You probably don’t give it much thought but the Universal Product Code (UPC) and the scanners that appear in stores have certainly innovated the way in which we make purchases. 

Originally proposed in the 1940s and trialled  through to the 1960s with limited success, it wasn’t until the mid-1970s that the barcode became commonplace. Today, it appears on all our common everyday purchases.

Scanning the product and having all of its information passed directly to a computer speeds up sales for the store. It gets the customer paying and out the door faster. On the shop floor, staff can scan products for inventory and stocktaking purposes. Placing an order for the next stock delivery is simple, scan the barcodes and enter the number to order. On delivery, scan and check the amount that has been received. 

Imagine if all our sales were still manually inputted? Some places still do this, but consider the amount of purchases we make in a week or a month. If manual processes still applied to all our purchases, we’d be doing our Christmas shopping until Easter!  

What is the next iteration in this space? Many are touting Quick Response (QR) codes, Radio-frequency identification (RFID) and other similar technologies to replace the humble UPC. 

In 2009, Microsoft Office Labs released a package of Future Vision videos, one of which pictures a new world of shopping.
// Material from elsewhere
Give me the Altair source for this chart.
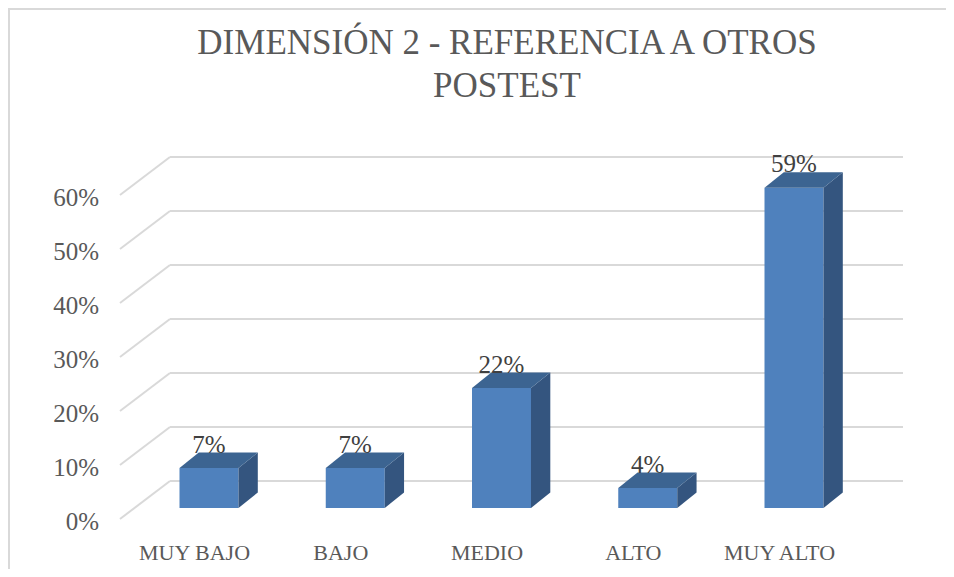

In this video, the shopping experience is very similar to what we experience in store today. One noticeable change is the lines at the checkout - in fact, you don’t even have to use the checkout! Items are scanned in trolley for mobile/online payments. Prices are updated across the store by a simple click of a button.

You can watch the video Retail Future Vision from Microsoft Office Labs on YouTube.

It’s been several years since this future vision was put to video. Is it still current? Is this future that far away, or is it even coming at all?